While they were tallying neighborhood assets and setting their vision, I checked in on the Belmont Community Association members who were working through their own plans. They already had a neighborhood vision statement: “To foster a safe, friendly and diverse community through neighbors working together.”

But the tougher work lay ahead. What, specifically, could the neighborhood association do? Wide-ranging discussion ensued: “I’d like to see more of the whites come to our church events,” said longtime neighborhood resident Brenda Erwin, who’s African American and attends St. Paul Baptist Church in the heart of the neighborhood. “Just feel comfortable and come and be a part.”

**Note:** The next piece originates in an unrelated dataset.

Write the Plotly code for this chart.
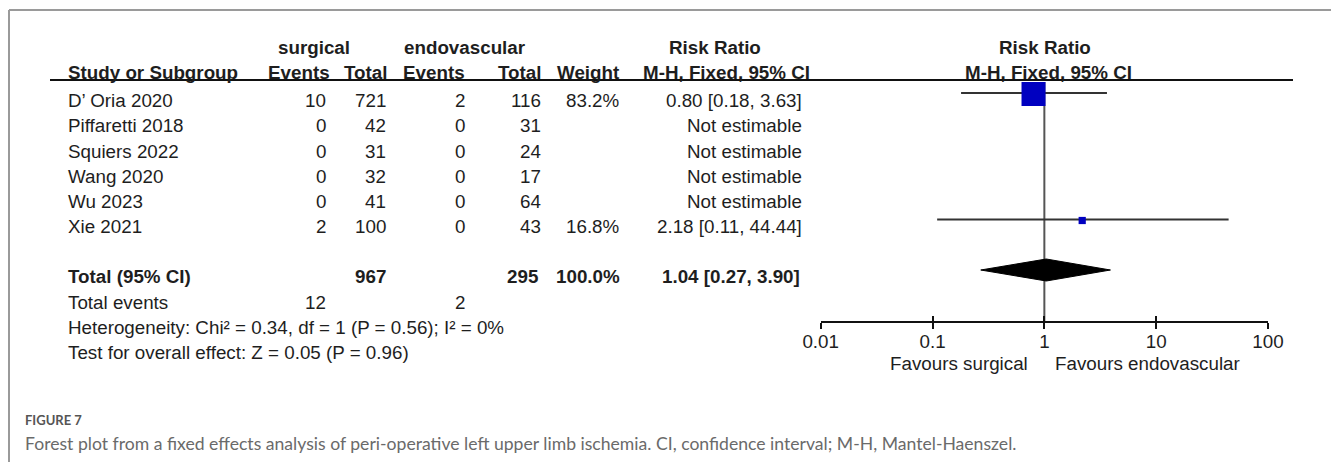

Amid the nodding and mutters of agreement, someone said, “But we don’t know about them.” Although the neighborhood was 80 percent black in the 2010 Census, more white residents have been moving in, attracted by the area’s historic housing stock and proximity to uptown. (See “Once crime-ridden, old mill villages blossom.”) Indeed, the neighborhood association group that met Saturday had more white attendees than black ones.

But as they all kept talking, they began to focus on how the neighborhood association could better connect with neighborhood residents, especially newcomers. “We have a welcome-to-the neighborhood newsletter,” said Terry Cook. “Well, we have it drafted, anyway … ”

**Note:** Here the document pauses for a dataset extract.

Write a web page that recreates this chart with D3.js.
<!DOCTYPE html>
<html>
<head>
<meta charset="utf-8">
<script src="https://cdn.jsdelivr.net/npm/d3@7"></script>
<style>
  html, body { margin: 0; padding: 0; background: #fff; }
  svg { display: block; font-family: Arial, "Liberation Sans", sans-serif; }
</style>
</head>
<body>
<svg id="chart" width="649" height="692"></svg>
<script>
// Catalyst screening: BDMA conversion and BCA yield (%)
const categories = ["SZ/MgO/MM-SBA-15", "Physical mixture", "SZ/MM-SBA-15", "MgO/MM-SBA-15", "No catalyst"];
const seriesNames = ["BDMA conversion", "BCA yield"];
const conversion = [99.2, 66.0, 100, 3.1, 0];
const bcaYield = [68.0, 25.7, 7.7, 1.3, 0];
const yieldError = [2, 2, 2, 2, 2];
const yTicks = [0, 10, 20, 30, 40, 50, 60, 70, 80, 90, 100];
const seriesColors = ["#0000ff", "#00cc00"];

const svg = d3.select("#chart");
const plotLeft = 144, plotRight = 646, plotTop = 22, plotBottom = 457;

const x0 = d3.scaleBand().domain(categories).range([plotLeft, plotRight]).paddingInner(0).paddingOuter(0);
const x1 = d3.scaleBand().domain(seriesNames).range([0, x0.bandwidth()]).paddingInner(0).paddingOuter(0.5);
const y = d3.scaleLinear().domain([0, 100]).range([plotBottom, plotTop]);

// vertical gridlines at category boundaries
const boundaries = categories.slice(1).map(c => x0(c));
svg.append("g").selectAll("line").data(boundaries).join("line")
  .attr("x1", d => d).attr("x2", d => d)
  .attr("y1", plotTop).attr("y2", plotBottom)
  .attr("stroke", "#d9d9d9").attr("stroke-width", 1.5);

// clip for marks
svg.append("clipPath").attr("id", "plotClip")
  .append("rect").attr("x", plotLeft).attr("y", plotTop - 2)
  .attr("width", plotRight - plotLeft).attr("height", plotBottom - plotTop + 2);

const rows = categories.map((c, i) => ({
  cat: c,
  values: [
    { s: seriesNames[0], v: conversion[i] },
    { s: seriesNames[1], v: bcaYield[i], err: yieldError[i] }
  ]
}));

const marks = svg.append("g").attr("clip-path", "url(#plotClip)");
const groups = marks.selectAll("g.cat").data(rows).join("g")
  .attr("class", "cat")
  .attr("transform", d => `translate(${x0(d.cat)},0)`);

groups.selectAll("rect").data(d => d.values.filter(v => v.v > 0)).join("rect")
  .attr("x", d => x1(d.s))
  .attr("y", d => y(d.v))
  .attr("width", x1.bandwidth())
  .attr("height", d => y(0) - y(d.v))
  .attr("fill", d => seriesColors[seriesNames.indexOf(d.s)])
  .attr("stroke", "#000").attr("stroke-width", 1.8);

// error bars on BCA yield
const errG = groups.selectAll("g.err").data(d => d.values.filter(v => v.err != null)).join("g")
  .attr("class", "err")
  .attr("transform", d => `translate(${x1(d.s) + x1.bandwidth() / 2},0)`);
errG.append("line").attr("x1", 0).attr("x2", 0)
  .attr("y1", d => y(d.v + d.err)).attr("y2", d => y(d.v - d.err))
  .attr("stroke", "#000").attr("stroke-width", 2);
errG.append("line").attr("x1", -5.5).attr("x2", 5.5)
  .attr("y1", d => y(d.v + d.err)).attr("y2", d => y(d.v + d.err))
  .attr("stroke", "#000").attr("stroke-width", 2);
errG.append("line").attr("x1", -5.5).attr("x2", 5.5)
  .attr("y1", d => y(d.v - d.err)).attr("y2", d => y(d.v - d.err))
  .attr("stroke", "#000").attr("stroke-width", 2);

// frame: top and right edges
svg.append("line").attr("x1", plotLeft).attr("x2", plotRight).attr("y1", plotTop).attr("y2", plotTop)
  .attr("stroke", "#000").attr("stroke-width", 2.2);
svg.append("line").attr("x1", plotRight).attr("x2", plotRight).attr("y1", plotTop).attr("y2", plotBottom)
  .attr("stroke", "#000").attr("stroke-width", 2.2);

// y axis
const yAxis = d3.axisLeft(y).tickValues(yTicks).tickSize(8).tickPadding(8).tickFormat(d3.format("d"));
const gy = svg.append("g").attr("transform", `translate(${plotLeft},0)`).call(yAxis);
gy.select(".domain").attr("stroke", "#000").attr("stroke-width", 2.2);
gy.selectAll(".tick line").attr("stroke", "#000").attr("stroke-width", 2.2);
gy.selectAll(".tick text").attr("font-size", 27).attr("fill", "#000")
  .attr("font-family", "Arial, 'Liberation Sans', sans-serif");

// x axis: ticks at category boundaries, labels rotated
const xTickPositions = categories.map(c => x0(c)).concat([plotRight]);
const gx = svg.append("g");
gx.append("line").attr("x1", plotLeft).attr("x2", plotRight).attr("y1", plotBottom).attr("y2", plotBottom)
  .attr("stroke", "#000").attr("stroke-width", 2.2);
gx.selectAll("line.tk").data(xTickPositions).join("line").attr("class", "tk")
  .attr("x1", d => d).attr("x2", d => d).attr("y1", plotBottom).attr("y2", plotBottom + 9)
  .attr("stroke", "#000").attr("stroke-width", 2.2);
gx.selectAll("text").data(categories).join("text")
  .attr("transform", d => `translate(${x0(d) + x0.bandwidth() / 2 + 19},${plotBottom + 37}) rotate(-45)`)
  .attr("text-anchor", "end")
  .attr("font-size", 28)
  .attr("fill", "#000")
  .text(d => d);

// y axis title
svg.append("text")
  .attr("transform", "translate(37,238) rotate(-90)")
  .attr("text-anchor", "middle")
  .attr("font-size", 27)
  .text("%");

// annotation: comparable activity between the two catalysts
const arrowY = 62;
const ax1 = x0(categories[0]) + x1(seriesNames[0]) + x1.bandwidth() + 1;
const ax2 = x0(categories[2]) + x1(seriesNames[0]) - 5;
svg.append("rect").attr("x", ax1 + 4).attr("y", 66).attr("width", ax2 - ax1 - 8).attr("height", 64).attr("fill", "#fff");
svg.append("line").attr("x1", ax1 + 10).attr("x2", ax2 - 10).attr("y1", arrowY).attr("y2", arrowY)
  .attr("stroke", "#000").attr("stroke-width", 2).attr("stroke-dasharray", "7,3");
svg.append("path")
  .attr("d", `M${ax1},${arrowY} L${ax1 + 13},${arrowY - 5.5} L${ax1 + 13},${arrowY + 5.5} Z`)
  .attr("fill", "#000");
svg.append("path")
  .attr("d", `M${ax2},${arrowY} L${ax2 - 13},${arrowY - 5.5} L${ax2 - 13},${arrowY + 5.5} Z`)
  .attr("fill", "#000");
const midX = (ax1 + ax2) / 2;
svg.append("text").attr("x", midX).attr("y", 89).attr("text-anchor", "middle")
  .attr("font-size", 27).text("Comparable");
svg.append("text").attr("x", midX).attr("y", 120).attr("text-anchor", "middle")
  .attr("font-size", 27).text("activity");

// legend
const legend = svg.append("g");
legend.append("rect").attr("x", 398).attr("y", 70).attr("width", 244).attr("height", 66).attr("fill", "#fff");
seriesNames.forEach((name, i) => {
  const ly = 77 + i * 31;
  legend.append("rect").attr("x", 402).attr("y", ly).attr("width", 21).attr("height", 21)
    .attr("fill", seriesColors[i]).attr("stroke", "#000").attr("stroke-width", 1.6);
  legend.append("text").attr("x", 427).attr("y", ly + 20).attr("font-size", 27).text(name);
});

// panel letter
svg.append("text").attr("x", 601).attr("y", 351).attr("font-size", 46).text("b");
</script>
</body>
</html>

They quickly decided Cook should send the draft to association president Vicki Jones, who could distribute copies to each board member. They decided to use the upcoming National Night Out event in August as a time to invite people to attend BCA meetings, and get names and contact information from more neighborhood residents. One newly adopted goal: Attract at least one new person to attend the next BCA meeting.

Overall, the Belmont group’s goals touched on three categories: Better communication among and by BCA members, building neighborhood trust, and better use of neighborhood and city resources.

 A look back at goals from the previous three neighborhood board retreats shows those aims are typical. “Establish outreach to new and existing neighbors,” says one neighborhood’s goal from July 2012. “Meet our neighbors,” says another from that 2012 session. “More volunteers for committees,” says another, from February of this year.

The list of goals from the 18 neighborhoods who gathered Saturday won’t be available for a while, as city staff go through the materials.